The average cost of utility-scale battery storage in the US decreased by nearly 70% in the US between 2015 and 2018.
That’s according to the US Energy Information Administration (EIA), which found the average energy capacity cost rapidly decreased from $2,152 (£1,650)/kWh in 2015 to $625 (£479)/kWh three years later.
At the regional level, the 2013 to 2018 average utility-scale battery costs ranged from $1,946 (£1,492)/kWh in the PJM Interconnection, which manages the electric power grid in 13 eastern and midwestern states and the District of Columbia, to as low as $947 (£726)/kWh in Hawaii.
Most of the batteries installed in PJM are used for power applications, such as frequency regulation, which helps maintain the grid’s electric frequency on a second-to-second basis.

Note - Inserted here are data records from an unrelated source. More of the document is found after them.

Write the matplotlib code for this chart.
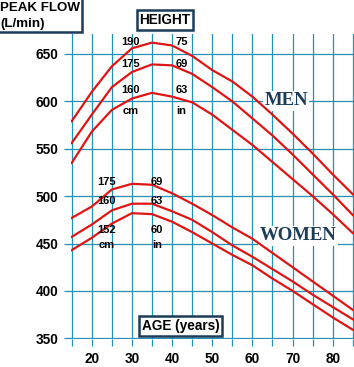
import matplotlib.pyplot as plt
from matplotlib.patches import Rectangle

# peak flow (L/min) by age
ages = [15, 20, 25, 30, 35, 40, 45, 50, 55, 60, 65, 70, 75, 80, 85]

men_190 = [579, 610, 637, 656, 662, 659, 648, 633, 621, 605, 586, 566, 545, 523, 502]
men_175 = [556, 586, 615, 631, 639, 638, 629, 615, 600, 582, 564, 544, 523, 502, 480]
men_160 = [535, 568, 591, 603, 609, 605, 599, 586, 570, 554, 536, 518, 500, 481, 461]

women_175 = [477, 489, 507, 513, 512, 503, 492, 480, 467, 455, 440, 425, 410, 395, 380]
women_160 = [457, 470, 485, 492, 492, 484, 475, 462, 448, 436, 423, 410, 396, 383, 370]
women_152 = [443, 456, 471, 482, 481, 473, 462, 450, 438, 427, 413, 400, 386, 372, 359]

men_cm = ['190', '175', '160', 'cm']
men_in = ['75', '69', '63', 'in']
women_cm = ['175', '160', '152', 'cm']
women_in = ['69', '63', '60', 'in']

yticks = [350, 400, 450, 500, 550, 600, 650]
xticks = list(range(15, 90, 5))
xlabels = ['' if a % 10 else str(a) for a in xticks]

GRID = '#2291b3'
RED = '#dd1515'
NAVY = '#1c3c58'

plt.rcParams['font.family'] = 'Liberation Sans'
plt.rcParams['font.weight'] = 'bold'

fig = plt.figure(figsize=(3.54, 3.67), dpi=100)
ax = fig.add_axes([70.9 / 354, (367 - 339.2) / 367, (354 - 70.9) / 354, (339.2 - 34.1) / 367])

for s in [men_190, men_175, men_160, women_175, women_160, women_152]:
    ax.plot(ages, s, color=RED, lw=1.6, zorder=3)

ax.set_xlim(14.8, 85.3)
ax.set_ylim(349, 671)
ax.set_xticks(xticks)
ax.set_xticklabels(xlabels)
ax.set_yticks(yticks)
ax.grid(True, color=GRID, lw=0.9, zorder=1)
ax.set_axisbelow(True)
ax.tick_params(direction='out', length=5, width=0.9, color=GRID, labelsize=9.8, pad=4)
for sp in ax.spines.values():
    sp.set_visible(False)

# height labels
fs = 8
for lab, y in zip(men_cm, [659.5, 636.6, 608.5, 586.7]):
    ax.text(29.6, y, lab, ha='center', va='baseline', fontsize=fs, zorder=4)
for lab, y in zip(men_in, [659.5, 636.6, 608.5, 586.7]):
    ax.text(42.4, y, lab, ha='center', va='baseline', fontsize=fs, zorder=4)
for lab, y in zip(women_cm, [511.8, 491.8, 461.6, 445]):
    ax.text(23.6, y, lab, ha='center', va='baseline', fontsize=fs, zorder=4)
for lab, y in zip(women_in, [511.8, 491.8, 461.6, 445]):
    ax.text(36.2, y, lab, ha='center', va='baseline', fontsize=fs, zorder=4)

ax.text(68.4, 600.5, 'MEN', ha='center', va='center', fontsize=13.5, family='Liberation Serif',
        color=NAVY, zorder=2, bbox=dict(facecolor='white', edgecolor='none', pad=1))
ax.text(71.4, 458, 'WOMEN', ha='center', va='center', fontsize=13.5, family='Liberation Serif',
        color=NAVY, zorder=2, bbox=dict(facecolor='white', edgecolor='none', pad=1))

box = dict(boxstyle='square,pad=0.22', facecolor='white', edgecolor=NAVY, lw=1.8)
fig.text(165 / 354, 1 - 20 / 367, 'HEIGHT', ha='center', va='center', fontsize=9.8, bbox=box)
fig.text(180.4 / 354, 1 - 326.2 / 367, 'AGE (years)', ha='center', va='center', fontsize=9.8, bbox=box)

fig.patches.append(Rectangle((-0.02, 1 - 32.3 / 367), 82 / 354 + 0.02, 0.2, transform=fig.transFigure,
                             facecolor='white', edgecolor=NAVY, lw=1.8))
fig.text(0, 1 - 8 / 367, 'PEAK FLOW', ha='left', va='center', fontsize=9.6)
fig.text(0, 1 - 24 / 367, '(L/min)', ha='left', va='center', fontsize=9.6)

fig.savefig('out.png', dpi=100)
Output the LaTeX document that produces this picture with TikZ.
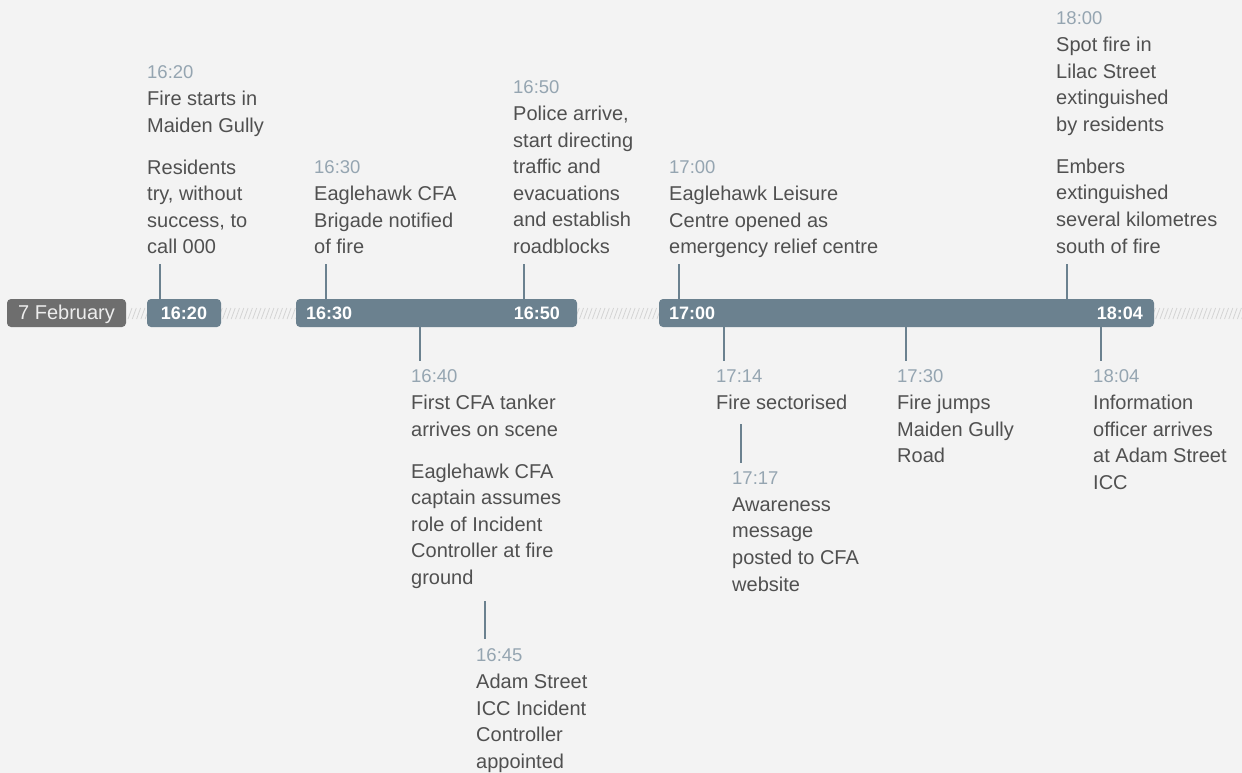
\documentclass[tikz,border=0pt]{standalone}
\usepackage{fontspec}
\setmainfont{Liberation Sans}
\usetikzlibrary{positioning}

\definecolor{bgcol}{HTML}{F3F3F3}
\definecolor{barcol}{HTML}{6B818F}
\definecolor{datecol}{HTML}{6E6E6E}
\definecolor{timecol}{HTML}{95A5B1}
\definecolor{txtcol}{HTML}{505050}
\definecolor{hatchcol}{HTML}{D4D4D4}
\newcommand{\evtime}[1]{{\fontsize{18.5}{26.6}\selectfont\color{timecol}#1}}

\begin{document}
\begin{tikzpicture}[x=1pt,y=-1pt,
  event/.style={anchor=north west,align=left,inner sep=0pt,text=txtcol,
                font=\fontsize{20}{26.6}\selectfont},
  seg/.style={fill=barcol,rounded corners=4pt,minimum height=28pt,inner sep=0pt},
  datebox/.style={fill=datecol,rounded corners=4pt,minimum height=28pt,minimum width=119pt,
                  inner sep=0pt,text height=13pt,text depth=0pt,text=white!93!black,
                  font=\fontsize{20}{24}\selectfont},
  barlab/.style={text=white,font=\bfseries\fontsize{18}{20}\selectfont,inner sep=0pt},
  tick/.style={draw=barcol,line width=1.4pt},
  hatch/.style={draw=hatchcol,line width=0.8pt}]

\useasboundingbox (0,0) rectangle (1242,773);
\fill[bgcol] (0,0) rectangle (1242,773);

% hatched gaps on the time line
\foreach \x in {128,132.3,...,1242}
  \draw[hatch] (\x,319) -- ++(4,-11);

\node[datebox] (date) at (66.5,313) {7 February};
\node[seg,minimum width=74pt,barlab] (seg1) at (184,313) {16:20};
\node[seg,minimum width=281pt] (seg2) at (436.5,313) {};
\node[seg,minimum width=495pt] (seg3) at (906.5,313) {};
\node[barlab,anchor=west] (l1630) at ([xshift=10pt]seg2.west) {16:30};
\node[barlab,anchor=east] (l1650) at ([xshift=-17pt]seg2.east) {16:50};
\node[barlab,anchor=west] (l1700) at ([xshift=10pt]seg3.west) {17:00};
\node[barlab,anchor=east] (l1804) at ([xshift=-11pt]seg3.east) {18:04};

% events above the line
\node[event] (e1620) at (147,65.8)
  {\evtime{16:20}\\Fire starts in\\Maiden Gully\\[15.4pt]Residents\\try, without\\success, to\\call 000};
\node[event] (e1630) at (314,160.8)
  {\evtime{16:30}\\Eaglehawk CFA\\Brigade notified\\of fire};
\node[event] (e1650) at (513,80.8)
  {\evtime{16:50}\\Police arrive,\\start directing\\traffic and\\evacuations\\and establish\\roadblocks};
\node[event] (e1700) at (669,160.8)
  {\evtime{17:00}\\Eaglehawk Leisure\\Centre opened as\\emergency relief centre};
\node[event] (e1800) at (1056,11.8)
  {\evtime{18:00}\\Spot fire in\\Lilac Street\\extinguished\\by residents\\[15.4pt]Embers\\extinguished\\several kilometres\\south of fire};

% events below the line
\node[event] (e1640) at (411,369.8)
  {\evtime{16:40}\\First CFA tanker\\arrives on scene\\[15.4pt]Eaglehawk CFA\\captain assumes\\role of Incident\\Controller at fire\\ground};
\node[event] (e1645) at (476,648.8)
  {\evtime{16:45}\\Adam Street\\ICC Incident\\Controller\\appointed};
\node[event] (e1714) at (716,369.8) {\evtime{17:14}\\Fire sectorised};
\node[event] (e1717) at (732,471.8)
  {\evtime{17:17}\\Awareness\\message\\posted to CFA\\website};
\node[event] (e1730) at (897,369.8) {\evtime{17:30}\\Fire jumps\\Maiden Gully\\Road};
\node[event] (e1804) at (1093,369.8)
  {\evtime{18:04}\\Information\\officer arrives\\at Adam Street\\ICC};

\coordinate (t1620) at (160,264);
\coordinate (t1630) at (326,264);
\coordinate (t1650) at (524,264);
\coordinate (t1700) at (679,264);
\coordinate (t1800) at (1067,264);
\coordinate (b1640) at (420,361);
\coordinate (b1714) at (724,361);
\coordinate (b1730) at (906,361);
\coordinate (b1804) at (1101,361);
\coordinate (k1717a) at (741,424);
\coordinate (k1717b) at (741,463);
\coordinate (k1645a) at (485,601);
\coordinate (k1645b) at (485,639);

\draw[tick] (seg1.north -| t1620) -- (t1620);
\draw[tick] (seg2.north -| t1630) -- (t1630);
\draw[tick] (seg2.north -| t1650) -- (t1650);
\draw[tick] (seg3.north -| t1700) -- (t1700);
\draw[tick] (seg3.north -| t1800) -- (t1800);
\draw[tick] (seg2.south -| b1640) -- (b1640);
\draw[tick] (seg3.south -| b1714) -- (b1714);
\draw[tick] (seg3.south -| b1730) -- (b1730);
\draw[tick] (seg3.south -| b1804) -- (b1804);
\draw[tick] (k1717a) -- (k1717b);
\draw[tick] (k1645a) -- (k1645b);
\end{tikzpicture}
\end{document}
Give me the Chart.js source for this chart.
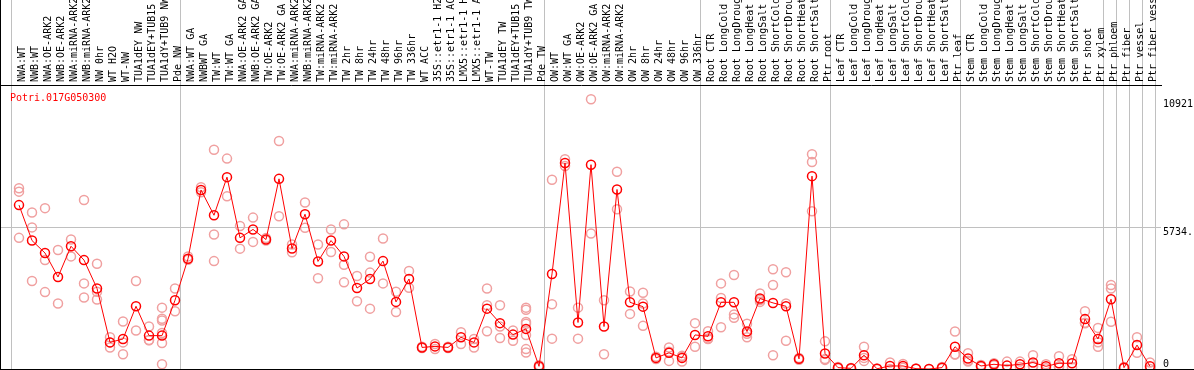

PJM prioritises power capabilities that use shorter durations over energy use cases that store large amounts of energy over time – the EIA says for this reason, the power capacity installed cost is a better indicator of price for value in PJM.
The US had 869MW of installed battery power capacity – the maximum amount of power a battery can provide at a given moment – and 1,236MWh of battery energy capacity – the total amount of energy that can be stored by a battery – at the end of 2018.
Around 152MW of battery storage capacity was installed in 2019 and 301MW in 2020 through to July.